Если нет времени смотреть весь фильм, можно «промотать» на 12.30 и послушать, как насилуют в пресс-хате. С 21.30 можно послушать свидетельства жертв. А с 29.30 - показания «палача».

С 45.50 до 50.40 - сами пытки. Опера, по всей видимости, дали своим сексотам мобильник, чтобы палачи к «отчету о работе» приложили и видео-доказательство. А отчет как-то «утек».
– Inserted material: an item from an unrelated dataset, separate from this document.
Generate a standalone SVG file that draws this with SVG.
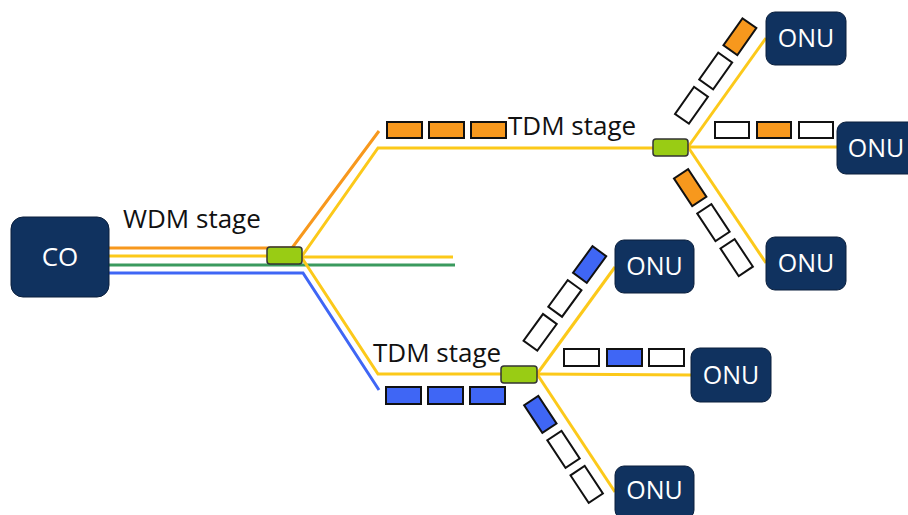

И девчонкам из Pussy Riot и участникам «Марша миллионов» в СИЗО делать нечего. Единственная причина их нахождения в СИЗО - это попытка сломать морально. Запугивая, в том числе и пресс-хатами. Конечно, в саму пресс-хату они едва ли попадут, слишком велико общественное внимание к их процессам. Но то, что их пугают пресс-хатами, факт, в котором не сомневаюсь. Когда я сидел в СИЗО, ко мне тоже постоянно подкатывали "добрые" сокамерники, советовали «не артачится на «касачке», покаяться, попросить снисхождения… Едва до мордобоя не дошло дело.

Самое страшное, что ни девчонки из Pussy Riot, ни участники «Марша миллионов» , ни «вещдочники» никогда не расскажут о том, что их запугивают. Потому что это делают не следователи и не опера, а вроде бы такие же бедолаги, сокамерники. А жаловаться на сокамерников - западло. Хуже - только попасть в «обиженку».